The last couple weeks have been absolutely bonkers busy for me. I’ve been splitting all of my available time between the boyfriend’s house and my apartment trying to get everything packed and cleaned and move-ready. Just this last weekend we finally managed to get all the rest of my belongings into the house. It feels good to finally be home.
This is the first morning I’ve had time to sit down and write something again, mainly because I woke up at 4 AM and couldn’t get back to sleep. It’ll take a while to adjust, I think. Beau works midnights and I’ve always struggled with anxiety being by myself at night. The first night I managed to only lose one hour of sleep, but last night I struggled with waking up frequently.
I’m not sure what it is, exactly, that causes my unease. Being the way I am, I want to examine it and try to figure out why. My main fear, when I’m by myself at night, is that someone will break into the house. Where did this fear come from? It’s not like anyone has ever broken into a place I’ve lived before. The only thing I can think is that it boils down to media (thanks, scary movies) and just a good old fashioned fear of the dark.
When I think of it that way, it makes me feel pretty silly that I get so worked up sometimes. But like with all anxiety, simply telling myself “there’s no one there, you’re fine” doesn’t cut it. Knowing and feeling are not always synchronous. I had this same anxiety the first time I moved into my apartment by myself. I know that once more time has passed I’ll have gotten used to the little sounds the house makes and will become more secure. Until then, I suppose some sleepless nights are in order.
Other than being busy with moving, I’ve also been busy with work. I got the opportunity to go to a conference last Friday, which is the first time I’ve ever gone away for a work-related training of sorts. I got to stay in a hotel the night before and order room service for the first time, which seemed excessive to me. I know that room service is a common thing, but being used to staying in hotels with up to 4 people simply to save cost, and most definitely never ordering room service because of the expense, it felt like something almost forbidden. It was the first night in over a week, though, that I had had time to sit in quiet and read a book, so that was nice.
During the next day, I attended three classes. The first was about how using Chinese Narratives can help unlock creative problem solving. That wasn’t actually the title of the course, but when it was all boiled down, it was about creative thinking. I enjoyed covering some of the tools that could be used to help a creative problem solving process, but over all, it was a lot like a process one of my coworkers went through creating on her own. Still, it always helps to have a reminder on how to look at things differently. You can learn more about the presenter, Kaihan Krippendorf, here.

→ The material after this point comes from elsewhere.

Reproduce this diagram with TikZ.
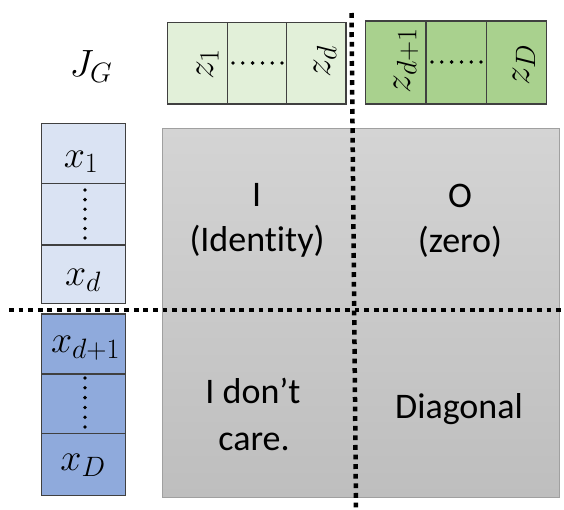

My second course was “Zen and the Art of Win-Win”. I really feel like they just took the word Zen and threw it in there for the purpose of fitting the conference theme, but even with that, it was still my favorite class of the day. It basically boiled down to doing unto others as you would have them do to you so that you can create strong working relationships in which both parties benefit from the relationship. What I loved about it, though, was that he took us through the steps to create that relationship, and what creates relationships? Vulnerability. He had us introduce ourselves to a partner, then pointed out that all introductions always start the same. Name, occupation. And then some awkward small talk begins. The second time he made us talk about our families and pointed out how everyone starts loosening up, smiling more, eyes lighting up. Then he had us introduce ourselves to the other person using the phrase, “if you really knew me, you’d know…” Thus, creating the vulnerability. The woman that I was partnered with, Toni, was absolutely wonderful. And in doing this exercise we realized that we’re both extremely similar. If I took nothing of value away from this conference, I would at least be taking home a real connection that I got to experience, which lit up my heart.
The last class I attended was about how to work with generational gaps in the workplace. This was a great presentation and the woman that presented was a very talented presenter. She’s very funny. But like with the first one, I felt that it was lacking meat. There were tips on the generations and how they view things, but no real advice or ideas on situational events that could take place and how to apply it. Having taken a separate generational course, I felt that this one was probably unnecessary for me, but I enjoyed it. The one thing I did take away was that each generation is full of what she calls “generational signposts” that form shared experiences. The problem with butting heads between generations comes with failure to remember and understand these generational signposts/events and how they’re forming the people involved. For example, 9/11 had a lot to do with how we viewed the world after it happened, and now we have a whole generation coming up that will have no concept of it. This is not new information, but it’s a good reminder! You can check out more information on the presenter Meagan Johnson, here.
Overall, the experience was well worth it. The only thing I’m sad about is that there would probably be much more value in the courses if they weren’t just trying to cram everything into one hour presentations.